В дальнейших исследованиях желательно учитывать ещё три аспекта в проблеме российской экономической структуры.
1. Как и три года тому назад, сегодня стоит вопрос: завершен ли к настоящему времени переходный период к системе рыночной экономики в России? В теории не определены общезначимые критерии такого завершения и они не применены к научному диагнозу её сегодняшнего социально-экономического состояния, к описанию облика и разработке структуры сложившейся или складывающейся системы экономических, общественно-производственных отношений.

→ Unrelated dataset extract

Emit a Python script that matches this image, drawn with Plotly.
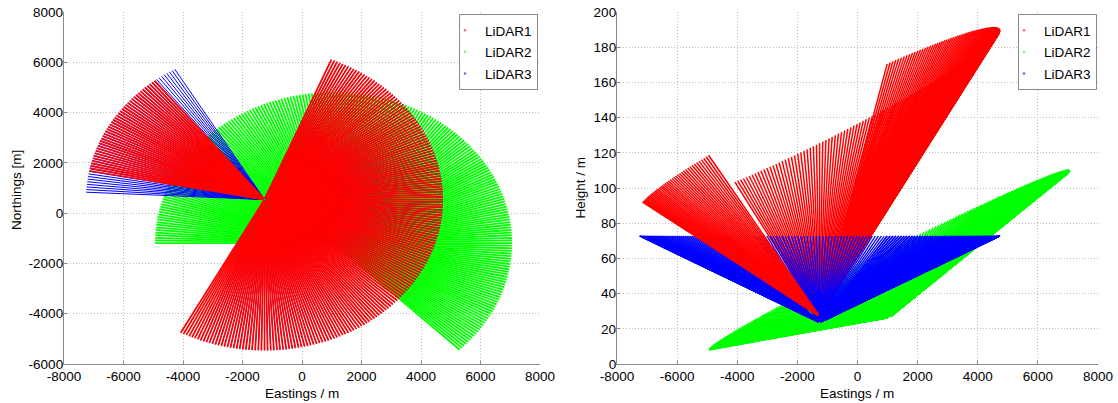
import numpy as np
import plotly.graph_objects as go

# ---------------- data ----------------
NAMES = ["LiDAR1", "LiDAR2", "LiDAR3"]
COLORS = ["#ff0000", "#00ff00", "#0000ff"]
SITE_EAST = [-1260.0, 1060.0, -1260.0]      # m
SITE_NORTH = [540.0, -1190.0, 540.0]        # m
SITE_HEIGHT = [27.0, 26.5, 23.5]            # m
# scan sectors, azimuth in degrees clockwise from north: [start, end]
SECTORS_1 = [[281.0, 322.6], [22.0, 208.8]]
SECTORS_2 = [[270.0, 495.0]]
SECTORS_3 = [[272.8, 330.5], [22.0, 201.0]]
SECTORS = [SECTORS_1, SECTORS_2, SECTORS_3]
ELEV_BASE = [1.07, 0.31, 0.47]     # deg
ELEV_TILT = [0.50, 0.49, 0.0]      # deg
TILT_AZIMUTH = [75.0, 83.0, 0.0]   # deg
RANGE_MIN = [60.0, 60.0, 60.0]     # m
RANGE_MAX = [6000.0, 6000.0, 6000.0]
AZ_STEP = [1.0, 1.0, 1.0]          # deg

X_TICKS = [-8000, -6000, -4000, -2000, 0, 2000, 4000, 6000, 8000]
X_LABELS = ["-8000", "-6000", "-4000", "-2000", "0", "2000", "4000", "6000", "8000"]
N_TICKS = [-6000, -4000, -2000, 0, 2000, 4000, 6000, 8000]
N_LABELS = ["-6000", "-4000", "-2000", "0", "2000", "4000", "6000", "8000"]
H_TICKS = [0, 20, 40, 60, 80, 100, 120, 140, 160, 180, 200]
H_LABELS = [str(v) for v in H_TICKS]


def sector_rays(i, sector):
    """Beam lines (start/end points) of one scan sector of lidar i."""
    a0, a1 = sector
    az = np.arange(a0, a1 + 1e-6, AZ_STEP[i])
    elev = ELEV_BASE[i] + ELEV_TILT[i] * np.cos(np.radians(az - TILT_AZIMUTH[i]))
    e, n, h = [], [], []
    for a, el in zip(az, elev):
        for r in (RANGE_MIN[i], RANGE_MAX[i]):
            e.append(SITE_EAST[i] + r * np.sin(np.radians(a)))
            n.append(SITE_NORTH[i] + r * np.cos(np.radians(a)))
            h.append(SITE_HEIGHT[i] + r * np.sin(np.radians(el)))
        e.append(None); n.append(None); h.append(None)
    return e, n, h


def all_rays(i, which=None):
    E, N, H = [], [], []
    secs = SECTORS[i] if which is None else [SECTORS[i][k] for k in which]
    for s in secs:
        e, n, h = sector_rays(i, s)
        E += e; N += n; H += h
    return E, N, H


fig = go.Figure()
LW_PLAN = [1.7, 1.8, 1.0]
LW_SIDE = [1.5, 1.6, 1.3]

# plan view: green under blue under red
for i in (1, 2, 0):
    E, N, H = all_rays(i)
    fig.add_trace(go.Scatter(x=E, y=N, mode="lines", line=dict(color=COLORS[i], width=LW_PLAN[i]),
                             showlegend=False, hoverinfo="skip", xaxis="x", yaxis="y"))

# side view (Eastings vs Height)
for i, which in ((1, None), (0, [1]), (2, None), (0, [0])):
    E, N, H = all_rays(i, which)
    fig.add_trace(go.Scatter(x=E, y=H, mode="lines", line=dict(color=COLORS[i], width=LW_SIDE[i]),
                             showlegend=False, hoverinfo="skip", xaxis="x2", yaxis="y2"))

# legend entries
for i in range(3):
    for lg, ax, ay in (("legend", "x", "y"), ("legend2", "x2", "y2")):
        fig.add_trace(go.Scatter(x=[None], y=[None], mode="markers", name=NAMES[i],
                                 marker=dict(color=COLORS[i], size=2.5, opacity=0.6), legend=lg,
                                 legendgroup=NAMES[i] + lg, legendrank=i + 1,
                                 xaxis=ax, yaxis=ay))

FONT = "Liberation Sans, Arial, sans-serif"
W, Hh = 1118, 403
axis_common = dict(showgrid=True, gridcolor="#bdbdbd", griddash="1px,2px", gridwidth=1,
                   zeroline=False, showline=True, linecolor="#8a8a8a", linewidth=1.3,
                   ticks="inside", ticklen=3, tickcolor="#8a8a8a", mirror=False,
                   automargin=False,
                   tickfont=dict(family=FONT, size=13.5, color="black"))

legend_common = dict(yanchor="top", y=(Hh - 14) / Hh, xanchor="right",
                     bordercolor="#8a8a8a", borderwidth=1, bgcolor="white",
                     font=dict(family=FONT, size=13.5), tracegroupgap=1,
                     indentation=-15, itemwidth=30)

ann_common = dict(xref="paper", yref="paper", showarrow=False, xanchor="center",
                  yanchor="middle", font=dict(family=FONT, size=13.5, color="black"))

fig.update_layout(
    width=W, height=Hh, margin=dict(l=0, r=0, t=0, b=0),
    paper_bgcolor="white", plot_bgcolor="white",
    font=dict(family=FONT, size=13.5, color="black"),
    xaxis=dict(domain=[64 / W, 540 / W], range=[-8000, 8000], tickvals=X_TICKS, ticktext=X_LABELS,
               anchor="y", **axis_common),
    yaxis=dict(domain=[(Hh - 364) / Hh, (Hh - 12) / Hh], range=[-6000, 8000], tickvals=N_TICKS,
               ticktext=N_LABELS, anchor="x", ticklabelstandoff=-3, **axis_common),
    xaxis2=dict(domain=[617 / W, 1098 / W], range=[-8000, 8000], tickvals=X_TICKS, ticktext=X_LABELS,
                anchor="y2", **axis_common),
    yaxis2=dict(domain=[(Hh - 364) / Hh, (Hh - 12) / Hh], range=[0, 200], tickvals=H_TICKS,
                ticktext=H_LABELS, anchor="x2", ticklabelstandoff=-3, **axis_common),
    legend=dict(x=538 / W, **legend_common),
    legend2=dict(x=1097 / W, **legend_common),
    annotations=[
        dict(text="Eastings / m", x=302 / W, y=(Hh - 393) / Hh, **ann_common),
        dict(text="Eastings / m", x=857.5 / W, y=(Hh - 393) / Hh, **ann_common),
        dict(text="Northings [m]", x=16 / W, y=(Hh - 190) / Hh, textangle=-90, **ann_common),
        dict(text="Height / m", x=580.5 / W, y=(Hh - 188) / Hh, textangle=-90, **ann_common),
    ],
)

fig.write_html("out.html")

2. Признание России «социальным государством» (статья 7 Конституции РФ) предполагает его адекватность «социальному рыночному хозяйству» или «социально ориентированной рыночнойэ кономике». Мировой опыт показывает, что не всякая рыночная экономика даже с проводимой неизбежно какой-то социальной политикой государства может быть признана по существу как «социальная (в той или иной редакции) рыночная экономика». В этом отношении может быть полезным изучение практики ряда западноевропейских стран. Концепция «социального рыночного хозяйства» родилась в кругу немецких экономистов и политиков, реализована в определённой мере в Германии, продвинута в Швеции. Ей отвечает определённая рыночная экономическая система с сильной экономической ролью государства и особенностями, стало быть, в соотношении рыночных и централизованных (государственных и других) регуляторов, т. е. в структуре хозяйственного механизма, в институциональных отношениях. Следовательно, и вопрос о народнохозяйственных пропорциях здесь имеет специфическую социальную окраску.
3. В национальной модели социального рыночного хозяйства, в том числе российского, на «рисунок» пропорций народного хозяйства, как и на всю экономическую структуру во всех её аспектах, существенное влияние объективно оказывают – и не могут не оказывать – конкретно-исторические особенности страны (территориальная, географическая, климатическая, этническая, культурно-историческая и т. д. специфика). Создавая (хотя пока в декларациях) свою экономическую модель, российское государство не может не считаться с такими особенностями.